There are four basic financial statements every business owner needs to know inside and out. If you use common accounting software and do it correctly, the software will be able to generate these reports for any period of time you need to examine. These reports help to:

  • Track profits and losses
  • Determine total business assets
  • Determine equity in the business
  • Determine liabilities
  • Track changes in the value of the business
  • Tracks the business's sources and uses of income and working capital

Balance Sheet

Balance sheets list business assets and liabilities and show the total owner's equity at any point in time. The balance sheet is also called the Statement of Financial Condition. It is a snapshot showing where the business is in terms of what it has versus what it owes. The difference between the owner's equity and liabilities gives you the current assets of the business.
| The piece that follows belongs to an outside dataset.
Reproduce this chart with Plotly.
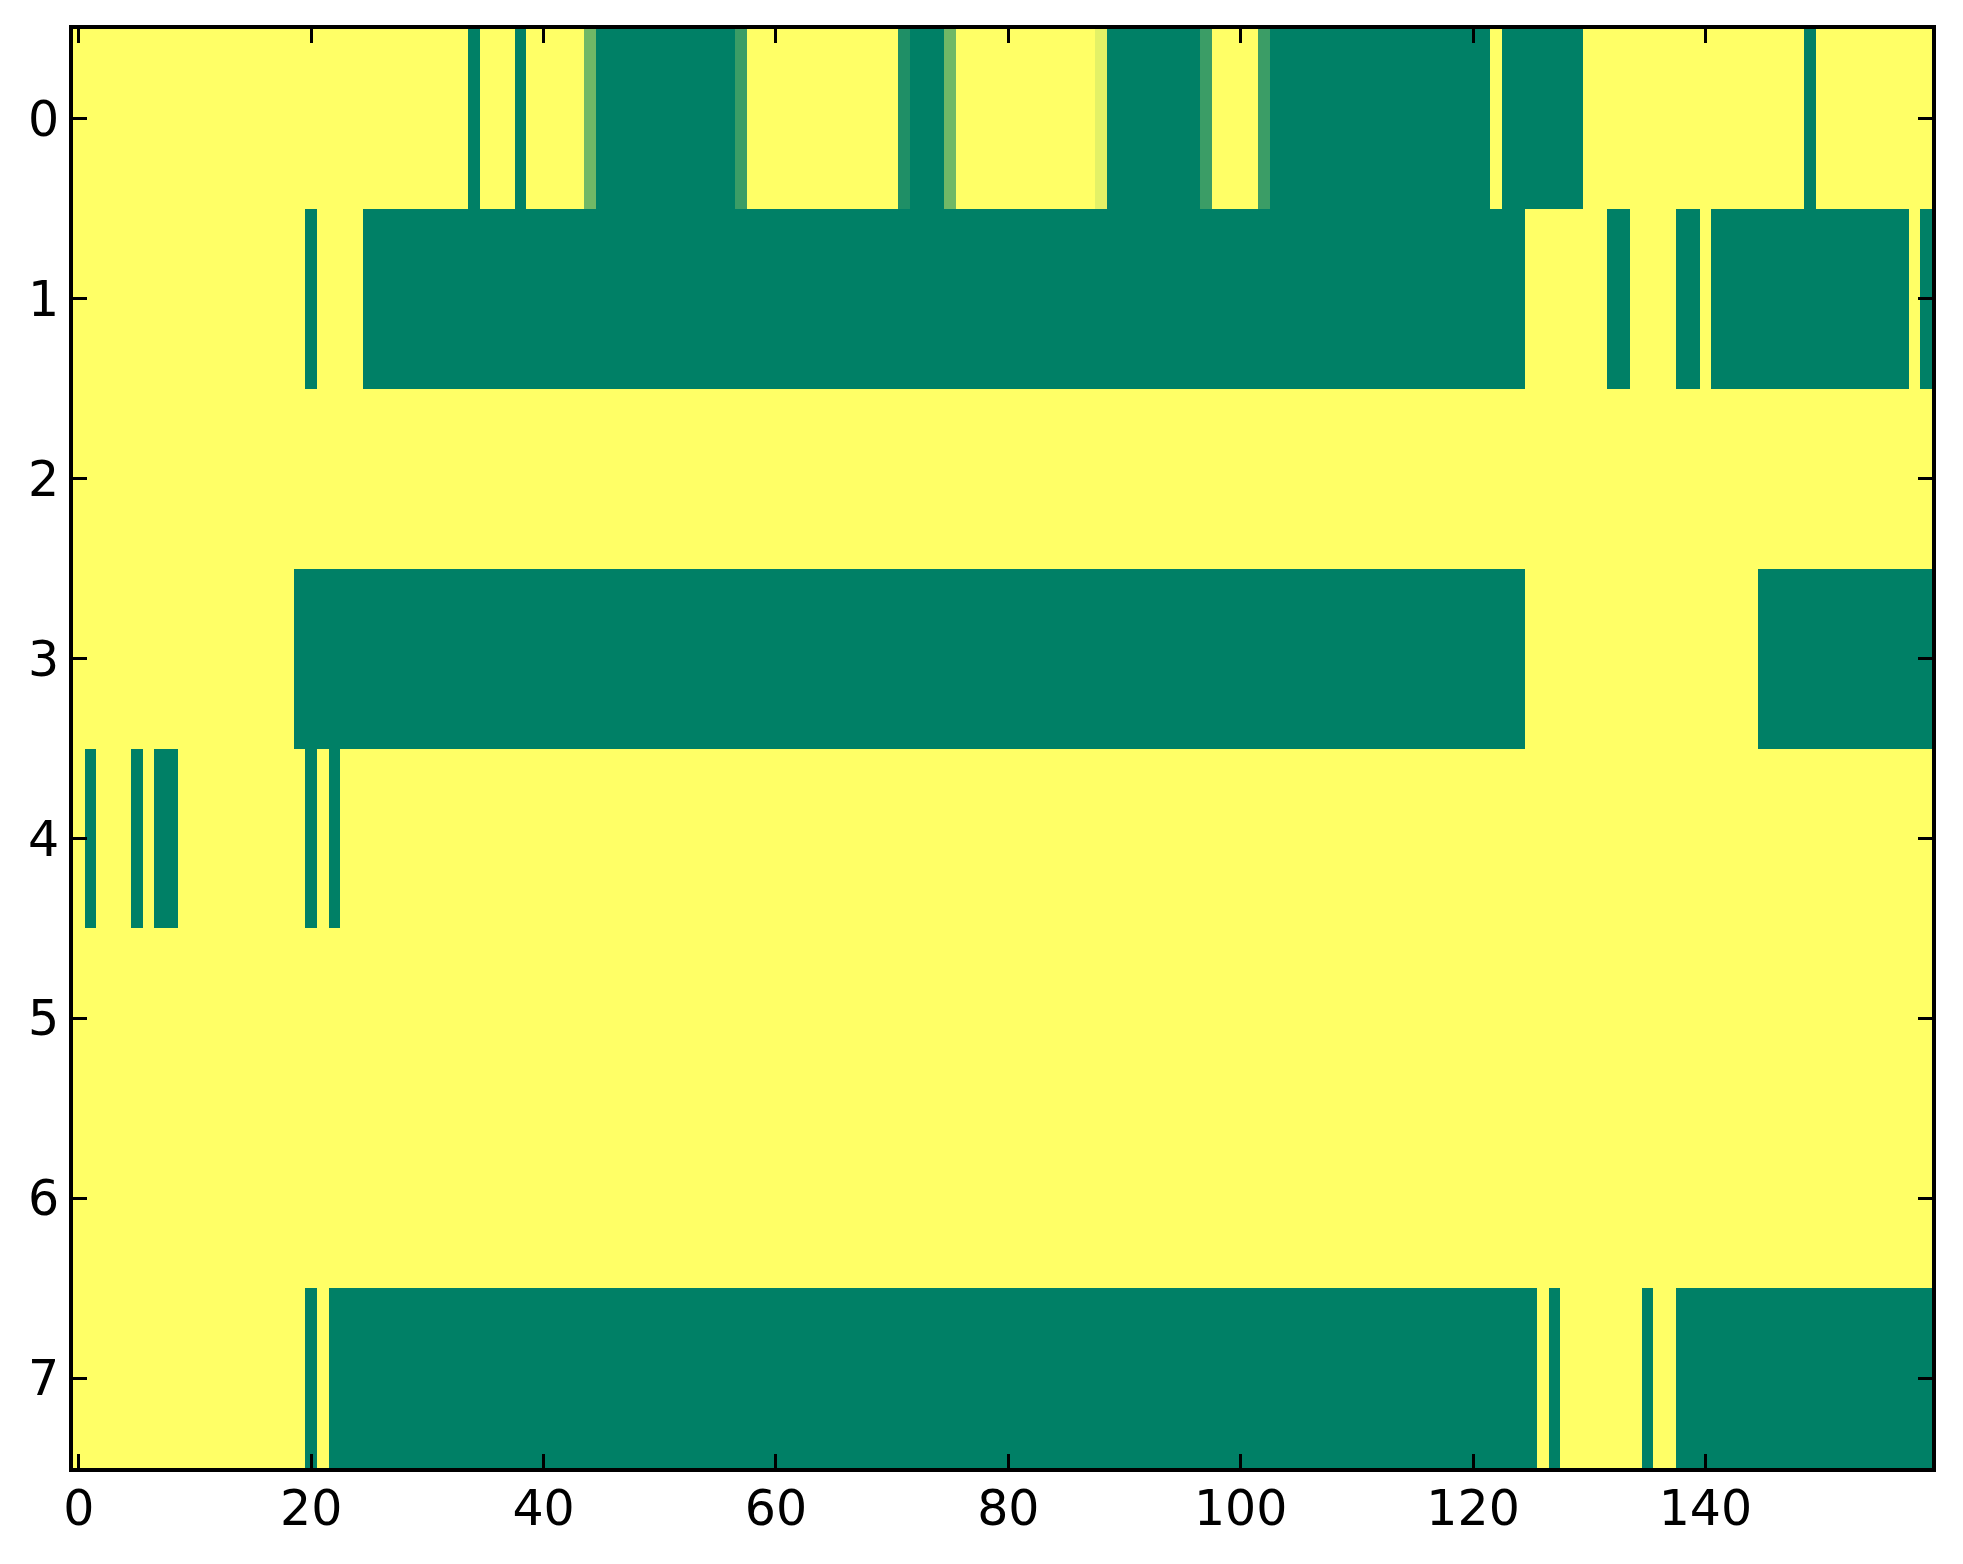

The balance sheet does not show the flow of cash into and out of the company.

Equity represents the total capital or net worth of the company if it sold all its assets and paid off its liabilities.

Liabilities are the debts the company owes for mortgages and loans from banks, unpaid purchases from suppliers, credit card debt and services rendered to the company. Liabilities also include rent, payroll, taxes and obligations to provide goods or services to customers.

Assets include everything the company owns. Current assets are things like inventory to be sold or used to make things or provide services to customers that the company intends to turn into cash within a year. Noncurrent assets include real estate, equipment, trucks and other fixed assets that the company needs to continue doing that would likely take more than a year to liquidate.

Profit and Loss Statement

Also called an income statement, the P&L totals up all income and expenses for a given period of time, typically a month, a quarter or a year. It compares what is going out against what is coming in and tells you if you made any money. Most modern accounting uses an accrual system that includes all expenditures, whether cash or credit and all income earned whether or not it has been actually collected. This statement tells owners how much money they made on paper. It allows the company's directors to adjust what they are doing, trim expenses, delay deployment of new equipment or shut down unprofitable operations in a timely manner. The P&L starts at the top and totals all the company's sources of income. The expense report follows below, deducting expenses from total income until it arrives at the “bottom line” which shows how much money the company did or did not make during the reporting period.

Cash Flow Statement

Profit and Loss Statements tell you if the company made a profit. The Cash Flow Statement tells you whether your business actually generated any cash. The Cash Flow Statement uses and reorders information from the company’s balance sheet and profit and loss statements to show the net increase or decrease in cash for the period it examines. This is important because companies need cash in order to operate.

The Cash Flow Statement examines three types of business activity: operating activity, investing activity and financing activity. It converts net income from accrual-based accounting to a cash accounting model, adding and subtracting changes in non-cash accounts, adding back things which count as income, like depreciation amounts and decreases in accounts payable, but which don’t translate into real cash. It’s possible for a company to be making a paper profit, but have little or no actual cash flow to pay the bills with. This financial report helps the business owner pay attention to the bread and butter parts of the business that create cash flow to cover daily operating costs.

Statement of Changes in Financial Position

The Statement of Changes in Financial Position explains increases or decreases in cash or working capital over a period of time, usually a year. The report is divided into a heading, a section for reporting increases in cash, another for reporting decreases, and a summary of the total change over the year. It shows the sources and uses the business made of working capital or cash and tells you whether you’re better off today than you were last year. The Statement of Changes can use either cash or working capital in its calculations, although accounting regulatory agencies prefer you use cash as the basis for this report.